In the icecream example, it would be nice to be able to assert that Alice is, in fact, full after eating 3 cucumbers. There are multiple solutions to this.

Duplication: One is to have both tests, but that is code duplication, which is usually not a good thing.

Events: Another solution is if some other events are available that indicates the same. It might be an event saying “Alice is full” followed by another event “Alice eats icecream”. In this case, it is obvious that Alice ate icecream despite being full. This do puts some extra requirements on the system and the requirements about the events might not be related to the feature tested.

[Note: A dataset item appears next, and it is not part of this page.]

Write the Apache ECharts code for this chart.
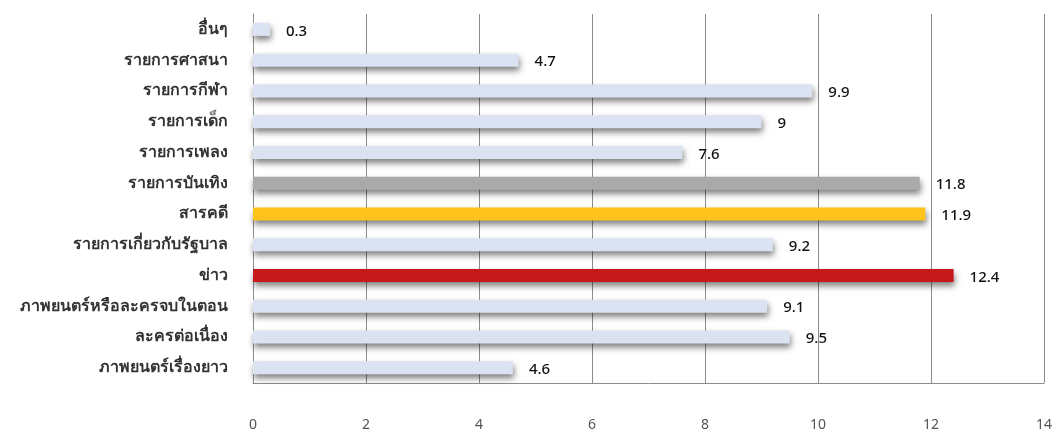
<!DOCTYPE html>
<html>
<head>
<meta charset="utf-8">
<script src="https://cdn.jsdelivr.net/npm/echarts@6/dist/echarts.min.js"></script>
<style>
  html, body { margin: 0; padding: 0; background: #ffffff; }
  #chart { width: 1057px; height: 432px; }
</style>
</head>
<body>
<div id="chart"></div>
<script>
// Programme categories, top to bottom
const categories = [
  'อื่นๆ', 'รายการศาสนา', 'รายการกีฬา', 'รายการเด็ก', 'รายการเพลง',
  'รายการบันเทิง', 'สารคดี', 'รายการเกี่ยวกับรัฐบาล', 'ข่าว',
  'ภาพยนตร์หรือละครจบในตอน', 'ละครต่อเนื่อง', 'ภาพยนตร์เรื่องยาว'
];
const values = [0.3, 4.7, 9.9, 9, 7.6, 11.8, 11.9, 9.2, 12.4, 9.1, 9.5, 4.6];
const highlight = {
  'รายการบันเทิง': '#aaaaaa',
  'สารคดี': '#fdc31a',
  'ข่าว': '#c5191c'
};
const plain = '#dbe2f1';

const chart = echarts.init(document.getElementById('chart'));
const font = "'Noto Sans', 'DejaVu Sans', sans-serif";

chart.setOption({
  animation: false,
  grid: { left: 253, right: 13, top: 14, bottom: 48, containLabel: false },
  xAxis: {
    type: 'value', min: 0, max: 14, interval: 2,
    axisLine: { show: true, lineStyle: { color: '#8c8c8c' } },
    axisTick: { show: false },
    splitLine: { show: true, lineStyle: { color: '#8c8c8c', width: 1 } },
    axisLabel: { color: '#555', fontSize: 14, fontFamily: font, margin: 35 }
  },
  yAxis: {
    type: 'category', data: categories, inverse: true,
    axisLine: { show: true, lineStyle: { color: '#8c8c8c' } },
    axisTick: { show: false },
    axisLabel: { color: '#333', fontSize: 16, fontWeight: 600, fontFamily: font, margin: 25 }
  },
  series: [{
    type: 'bar',
    barWidth: 13,
    data: values.map((v, i) => ({
      value: v,
      itemStyle: { color: highlight[categories[i]] || plain }
    })),
    itemStyle: {
      shadowColor: 'rgba(0,0,0,0.5)', shadowBlur: 6, shadowOffsetX: 1, shadowOffsetY: 4
    },
    label: {
      show: true, position: 'right', distance: 16, offset: [0, 2],
      color: '#111', fontSize: 15, fontWeight: 500, fontFamily: font
    }
  }]
});
</script>
</body>
</html>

Redesign states: Finally, one could also consider if When and Then states are in fact different. The implementation of When.then() and Then.run() are both just executing the events, with the former also transistioning. One could therefore either 1) merge the two states into one, or 2) allow transitioning back from Then to When, for the few cases where assertions during the test are required.

Improving the framework

Wrapping expressions in await is cucumbersome so one could add a helper method in World:

def run(given, when, then):
    async def inner(given, when, then):
        given = given(Given())
        when = when(await given.when())
        then = then(await when.then())
        await then.run()

    import asyncio
    asyncio.run(inner(given, when, then))

This would allow us to provide lamdas for each state and not having to be concered with await/async.

The test would now instead be:

def test_eating_a_few_is_not_a_problem():
    given = lambda given: given.groceries_available({"cucumber"}).hungry_eater_is_at_table("Alice")
    when = lambda when: when.eats("Alice", 3, "cucumber")
    then = lambda then: then.is_full("Alice")
    World.run(given, when, then)